Objective: To use these studies: science, art, math, social studies, English, economics and community service, to help students learn how national parks are created, operate and benefit society
- Using national park sites on the Internet (See Social studies.), compile a data bank of materials on what goes into a national park. Have sections for: wildlife, camping, water and land forms, climate, minerals, etc. Add materials from presidential libraries.
- To scale, create a new national park for your state. It must include: an interpretation center, a map, rules and magazine and radio advertisements to encourage visitors.
- Have students create educational materials on all phases of the park from the fish to the birds. This includes skeletons, foods and habitat.
- Design the rangers' uniforms.
- Contact local elected officials and find out: how state parks are funded and how much is required to support a park. Then set user fees. Decide the rangers' pay and benefits, such as health and life insurance, days off, in-service days and sick days.

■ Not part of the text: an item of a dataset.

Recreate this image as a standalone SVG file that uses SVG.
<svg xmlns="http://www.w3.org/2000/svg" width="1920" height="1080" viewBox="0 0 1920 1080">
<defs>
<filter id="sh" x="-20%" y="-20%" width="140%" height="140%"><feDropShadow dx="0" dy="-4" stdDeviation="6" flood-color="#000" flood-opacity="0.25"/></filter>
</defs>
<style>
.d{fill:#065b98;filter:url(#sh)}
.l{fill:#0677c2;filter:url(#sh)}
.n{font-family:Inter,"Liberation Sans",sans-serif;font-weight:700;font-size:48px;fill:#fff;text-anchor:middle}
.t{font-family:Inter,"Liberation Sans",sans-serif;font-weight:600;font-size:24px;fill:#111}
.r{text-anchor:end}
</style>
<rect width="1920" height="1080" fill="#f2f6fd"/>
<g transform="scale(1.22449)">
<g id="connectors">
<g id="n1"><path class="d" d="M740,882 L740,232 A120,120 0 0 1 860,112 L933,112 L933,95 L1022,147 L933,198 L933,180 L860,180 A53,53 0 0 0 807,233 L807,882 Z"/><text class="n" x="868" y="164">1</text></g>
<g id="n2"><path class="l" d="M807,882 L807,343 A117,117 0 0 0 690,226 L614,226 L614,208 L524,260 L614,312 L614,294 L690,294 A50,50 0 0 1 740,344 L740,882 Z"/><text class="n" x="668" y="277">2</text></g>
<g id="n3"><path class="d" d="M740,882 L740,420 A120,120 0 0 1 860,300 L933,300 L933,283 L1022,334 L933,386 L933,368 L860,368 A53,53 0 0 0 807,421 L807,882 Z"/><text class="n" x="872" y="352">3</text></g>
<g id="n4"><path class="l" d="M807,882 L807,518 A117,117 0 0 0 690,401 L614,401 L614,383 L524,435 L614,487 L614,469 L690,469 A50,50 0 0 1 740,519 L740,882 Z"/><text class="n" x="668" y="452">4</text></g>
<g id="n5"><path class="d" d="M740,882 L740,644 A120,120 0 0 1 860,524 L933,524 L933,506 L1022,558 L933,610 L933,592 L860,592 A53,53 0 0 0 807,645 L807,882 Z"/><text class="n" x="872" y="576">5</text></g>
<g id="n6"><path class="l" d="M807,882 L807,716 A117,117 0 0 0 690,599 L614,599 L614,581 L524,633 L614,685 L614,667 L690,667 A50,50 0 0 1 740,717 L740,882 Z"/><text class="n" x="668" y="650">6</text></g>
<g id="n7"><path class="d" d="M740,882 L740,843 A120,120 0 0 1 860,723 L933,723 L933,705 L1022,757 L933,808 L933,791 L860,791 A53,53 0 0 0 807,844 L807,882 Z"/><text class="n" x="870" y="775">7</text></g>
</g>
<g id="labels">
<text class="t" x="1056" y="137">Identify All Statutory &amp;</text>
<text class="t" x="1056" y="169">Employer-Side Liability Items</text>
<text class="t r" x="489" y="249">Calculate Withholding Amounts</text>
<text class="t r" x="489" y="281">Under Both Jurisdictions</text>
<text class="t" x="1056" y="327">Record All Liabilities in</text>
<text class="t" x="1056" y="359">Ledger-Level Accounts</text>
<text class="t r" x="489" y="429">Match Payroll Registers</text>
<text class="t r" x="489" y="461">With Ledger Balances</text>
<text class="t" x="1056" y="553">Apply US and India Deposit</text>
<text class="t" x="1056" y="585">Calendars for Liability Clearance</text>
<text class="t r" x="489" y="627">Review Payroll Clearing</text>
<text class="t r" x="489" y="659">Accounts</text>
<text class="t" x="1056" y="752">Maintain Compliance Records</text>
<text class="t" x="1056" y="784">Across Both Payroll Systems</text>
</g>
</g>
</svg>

- Interview citizens who have toured national and state parks for input. Record their remarks and create a rubric to help make the final product.
- Have students create an educational unit teachers can use to help students learn about the new park.

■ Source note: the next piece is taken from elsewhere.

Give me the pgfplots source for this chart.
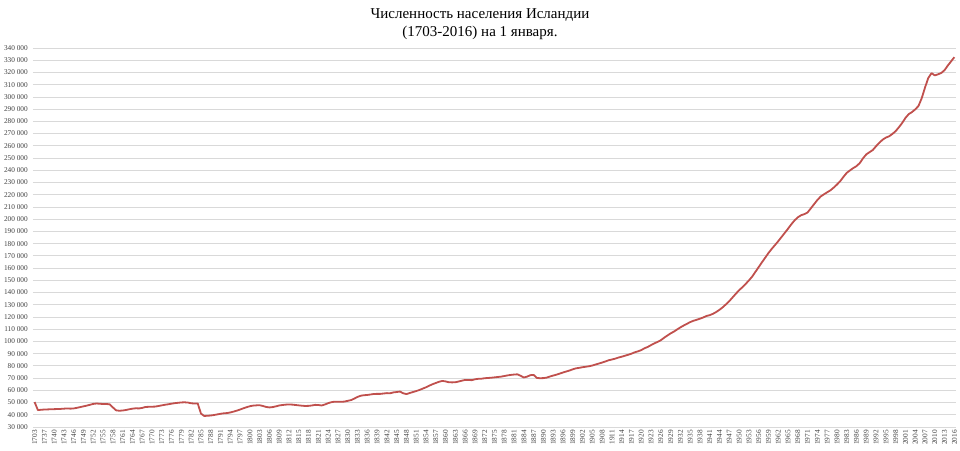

- Bring in a local ranger or official to judge the various parks. Place students' work on display in the community. Displays must include: a guide, three- or four- by- six foot scale overview and artist's depictions of more important elements.
- Finally, have students create a miniature golf course that highlights the nine most significant symbols of their park. The course must be on two hectares and include: a club house, parking and an explanation/research for each hole. Students should create a three-dimensional map of the most significant hole.